• [Required task]:
Print word for word the first line of the listing below and every line after it, through the line with "(comun) at (93.5,708)". Leave out the pictures and the rest.

◇ ◇ ◇ ◇ ◇

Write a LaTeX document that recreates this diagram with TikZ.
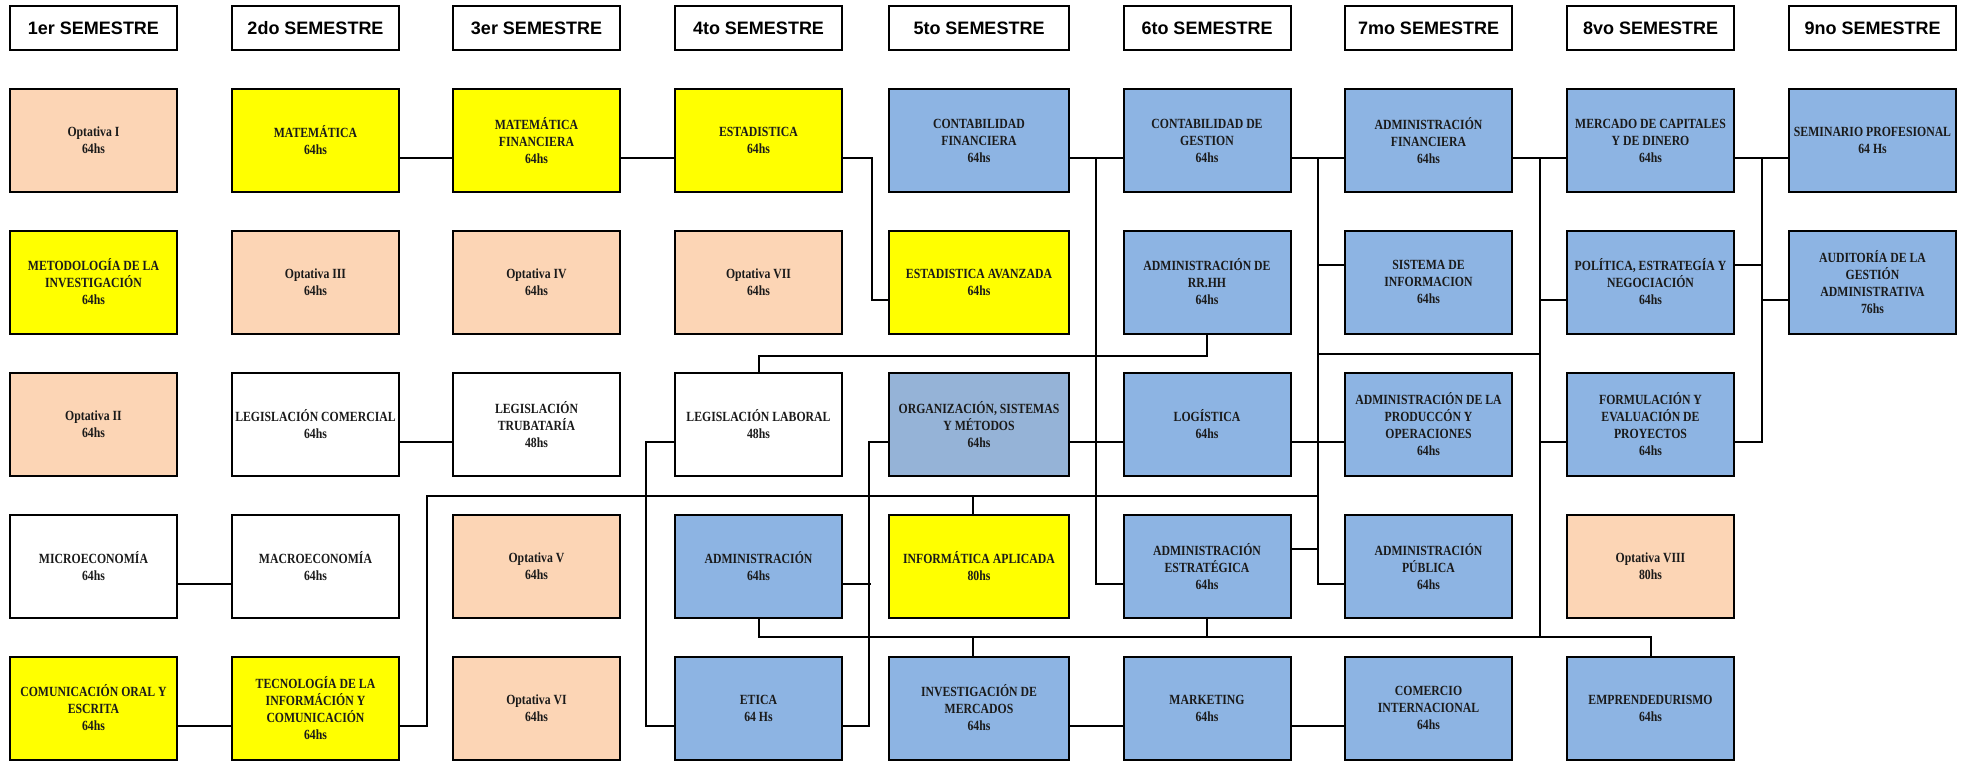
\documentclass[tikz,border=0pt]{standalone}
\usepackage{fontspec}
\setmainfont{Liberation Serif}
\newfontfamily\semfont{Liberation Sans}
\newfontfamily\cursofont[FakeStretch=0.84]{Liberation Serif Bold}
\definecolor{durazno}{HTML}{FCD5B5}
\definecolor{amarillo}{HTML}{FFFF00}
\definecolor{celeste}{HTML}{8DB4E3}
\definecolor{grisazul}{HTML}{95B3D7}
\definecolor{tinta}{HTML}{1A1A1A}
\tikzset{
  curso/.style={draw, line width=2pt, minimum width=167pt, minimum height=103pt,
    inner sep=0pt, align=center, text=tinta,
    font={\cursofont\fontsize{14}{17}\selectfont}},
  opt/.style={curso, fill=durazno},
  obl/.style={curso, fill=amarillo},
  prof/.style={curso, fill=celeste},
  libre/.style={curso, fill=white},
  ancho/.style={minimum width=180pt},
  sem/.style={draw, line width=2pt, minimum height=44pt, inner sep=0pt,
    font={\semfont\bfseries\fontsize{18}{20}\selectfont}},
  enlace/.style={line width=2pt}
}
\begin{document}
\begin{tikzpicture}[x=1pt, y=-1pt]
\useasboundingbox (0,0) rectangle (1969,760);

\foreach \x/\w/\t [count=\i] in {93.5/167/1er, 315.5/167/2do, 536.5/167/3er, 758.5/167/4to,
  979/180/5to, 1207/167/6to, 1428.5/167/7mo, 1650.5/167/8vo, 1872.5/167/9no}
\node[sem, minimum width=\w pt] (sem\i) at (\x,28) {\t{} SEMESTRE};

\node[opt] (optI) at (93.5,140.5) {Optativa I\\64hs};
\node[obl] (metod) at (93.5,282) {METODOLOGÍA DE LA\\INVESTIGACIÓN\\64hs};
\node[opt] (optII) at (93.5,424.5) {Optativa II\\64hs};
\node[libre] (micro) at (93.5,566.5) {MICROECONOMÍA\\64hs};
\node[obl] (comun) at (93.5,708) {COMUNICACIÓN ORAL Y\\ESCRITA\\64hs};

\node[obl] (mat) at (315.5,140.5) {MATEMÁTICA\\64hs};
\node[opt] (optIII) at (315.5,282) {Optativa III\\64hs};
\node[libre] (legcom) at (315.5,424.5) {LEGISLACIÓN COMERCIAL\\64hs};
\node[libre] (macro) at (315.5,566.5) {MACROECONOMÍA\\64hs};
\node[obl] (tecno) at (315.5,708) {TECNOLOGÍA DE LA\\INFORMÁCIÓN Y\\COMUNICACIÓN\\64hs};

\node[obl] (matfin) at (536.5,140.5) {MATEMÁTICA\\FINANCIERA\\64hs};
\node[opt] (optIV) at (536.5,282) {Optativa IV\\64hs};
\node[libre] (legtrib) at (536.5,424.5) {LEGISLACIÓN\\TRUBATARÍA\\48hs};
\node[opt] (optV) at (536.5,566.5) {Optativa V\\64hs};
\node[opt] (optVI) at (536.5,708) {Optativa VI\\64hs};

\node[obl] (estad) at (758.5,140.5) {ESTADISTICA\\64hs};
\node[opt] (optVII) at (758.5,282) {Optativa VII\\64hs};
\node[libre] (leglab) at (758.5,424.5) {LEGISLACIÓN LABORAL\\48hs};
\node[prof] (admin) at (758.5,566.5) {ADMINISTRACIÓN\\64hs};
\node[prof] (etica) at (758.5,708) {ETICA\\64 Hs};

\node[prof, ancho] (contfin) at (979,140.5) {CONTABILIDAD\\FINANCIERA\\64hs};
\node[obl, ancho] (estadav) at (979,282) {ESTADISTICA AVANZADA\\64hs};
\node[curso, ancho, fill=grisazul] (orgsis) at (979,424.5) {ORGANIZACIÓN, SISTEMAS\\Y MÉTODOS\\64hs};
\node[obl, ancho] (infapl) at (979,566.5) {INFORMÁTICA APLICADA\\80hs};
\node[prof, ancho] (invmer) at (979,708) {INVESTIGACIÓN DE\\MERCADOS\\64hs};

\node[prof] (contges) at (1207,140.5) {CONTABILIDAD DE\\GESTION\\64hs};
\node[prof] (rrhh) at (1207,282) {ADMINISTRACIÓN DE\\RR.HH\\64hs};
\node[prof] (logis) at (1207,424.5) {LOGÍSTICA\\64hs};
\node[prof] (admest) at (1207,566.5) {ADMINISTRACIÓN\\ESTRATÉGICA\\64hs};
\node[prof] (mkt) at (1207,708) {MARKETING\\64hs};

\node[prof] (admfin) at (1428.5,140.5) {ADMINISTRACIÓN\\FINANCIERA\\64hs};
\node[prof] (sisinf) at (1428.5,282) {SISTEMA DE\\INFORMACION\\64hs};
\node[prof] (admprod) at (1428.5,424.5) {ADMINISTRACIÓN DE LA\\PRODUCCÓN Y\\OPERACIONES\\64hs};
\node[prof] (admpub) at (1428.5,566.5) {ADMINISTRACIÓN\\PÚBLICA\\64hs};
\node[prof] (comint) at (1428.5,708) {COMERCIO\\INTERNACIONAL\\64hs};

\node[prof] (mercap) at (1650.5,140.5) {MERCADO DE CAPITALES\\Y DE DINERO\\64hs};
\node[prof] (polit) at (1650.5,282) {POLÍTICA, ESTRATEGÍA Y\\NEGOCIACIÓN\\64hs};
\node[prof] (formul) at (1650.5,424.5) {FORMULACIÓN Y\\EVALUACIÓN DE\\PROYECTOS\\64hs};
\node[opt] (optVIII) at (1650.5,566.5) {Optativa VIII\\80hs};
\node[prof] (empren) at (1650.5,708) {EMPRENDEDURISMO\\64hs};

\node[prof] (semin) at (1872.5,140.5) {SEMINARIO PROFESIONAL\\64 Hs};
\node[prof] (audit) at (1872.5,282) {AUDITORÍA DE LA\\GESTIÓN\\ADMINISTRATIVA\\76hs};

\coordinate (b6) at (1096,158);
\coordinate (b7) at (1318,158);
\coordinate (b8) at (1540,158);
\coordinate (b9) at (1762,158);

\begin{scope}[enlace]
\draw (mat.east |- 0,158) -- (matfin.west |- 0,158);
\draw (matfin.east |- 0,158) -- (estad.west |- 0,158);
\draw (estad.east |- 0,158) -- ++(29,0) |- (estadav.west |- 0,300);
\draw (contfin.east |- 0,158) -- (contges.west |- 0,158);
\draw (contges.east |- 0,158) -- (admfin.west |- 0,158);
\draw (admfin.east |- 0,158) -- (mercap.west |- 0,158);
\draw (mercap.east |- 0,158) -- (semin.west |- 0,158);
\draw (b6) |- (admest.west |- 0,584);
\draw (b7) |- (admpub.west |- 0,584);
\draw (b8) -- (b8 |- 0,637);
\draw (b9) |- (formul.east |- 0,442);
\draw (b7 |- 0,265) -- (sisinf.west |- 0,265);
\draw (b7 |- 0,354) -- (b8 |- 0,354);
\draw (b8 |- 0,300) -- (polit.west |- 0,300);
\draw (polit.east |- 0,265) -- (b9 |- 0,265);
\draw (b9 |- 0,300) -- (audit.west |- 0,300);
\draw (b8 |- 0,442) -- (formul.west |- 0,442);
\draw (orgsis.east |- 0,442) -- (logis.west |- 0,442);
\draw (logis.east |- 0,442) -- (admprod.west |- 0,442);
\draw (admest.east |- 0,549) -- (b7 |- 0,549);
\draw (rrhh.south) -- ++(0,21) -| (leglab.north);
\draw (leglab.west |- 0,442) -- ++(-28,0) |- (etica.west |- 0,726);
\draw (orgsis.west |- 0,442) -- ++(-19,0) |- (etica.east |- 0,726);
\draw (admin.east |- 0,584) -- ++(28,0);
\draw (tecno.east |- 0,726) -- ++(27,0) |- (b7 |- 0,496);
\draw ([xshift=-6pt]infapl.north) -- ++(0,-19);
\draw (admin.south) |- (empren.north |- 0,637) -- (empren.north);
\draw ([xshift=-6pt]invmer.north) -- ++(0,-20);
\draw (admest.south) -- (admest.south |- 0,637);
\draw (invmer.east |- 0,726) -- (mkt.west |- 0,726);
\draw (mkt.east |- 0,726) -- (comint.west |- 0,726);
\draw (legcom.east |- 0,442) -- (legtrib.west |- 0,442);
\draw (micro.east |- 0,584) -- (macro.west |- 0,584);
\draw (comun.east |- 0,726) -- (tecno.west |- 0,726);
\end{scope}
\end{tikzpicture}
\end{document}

◇ ◇ ◇ ◇ ◇

• [Solution for this task]:
Write a LaTeX document that recreates this diagram with TikZ.
\documentclass[tikz,border=0pt]{standalone}
\usepackage{fontspec}
\setmainfont{Liberation Serif}
\newfontfamily\semfont{Liberation Sans}
\newfontfamily\cursofont[FakeStretch=0.84]{Liberation Serif Bold}
\definecolor{durazno}{HTML}{FCD5B5}
\definecolor{amarillo}{HTML}{FFFF00}
\definecolor{celeste}{HTML}{8DB4E3}
\definecolor{grisazul}{HTML}{95B3D7}
\definecolor{tinta}{HTML}{1A1A1A}
\tikzset{
  curso/.style={draw, line width=2pt, minimum width=167pt, minimum height=103pt,
    inner sep=0pt, align=center, text=tinta,
    font={\cursofont\fontsize{14}{17}\selectfont}},
  opt/.style={curso, fill=durazno},
  obl/.style={curso, fill=amarillo},
  prof/.style={curso, fill=celeste},
  libre/.style={curso, fill=white},
  ancho/.style={minimum width=180pt},
  sem/.style={draw, line width=2pt, minimum height=44pt, inner sep=0pt,
    font={\semfont\bfseries\fontsize{18}{20}\selectfont}},
  enlace/.style={line width=2pt}
}
\begin{document}
\begin{tikzpicture}[x=1pt, y=-1pt]
\useasboundingbox (0,0) rectangle (1969,760);

\foreach \x/\w/\t [count=\i] in {93.5/167/1er, 315.5/167/2do, 536.5/167/3er, 758.5/167/4to,
  979/180/5to, 1207/167/6to, 1428.5/167/7mo, 1650.5/167/8vo, 1872.5/167/9no}
\node[sem, minimum width=\w pt] (sem\i) at (\x,28) {\t{} SEMESTRE};

\node[opt] (optI) at (93.5,140.5) {Optativa I\\64hs};
\node[obl] (metod) at (93.5,282) {METODOLOGÍA DE LA\\INVESTIGACIÓN\\64hs};
\node[opt] (optII) at (93.5,424.5) {Optativa II\\64hs};
\node[libre] (micro) at (93.5,566.5) {MICROECONOMÍA\\64hs};
\node[obl] (comun) at (93.5,708) {COMUNICACIÓN ORAL Y\\ESCRITA\\64hs};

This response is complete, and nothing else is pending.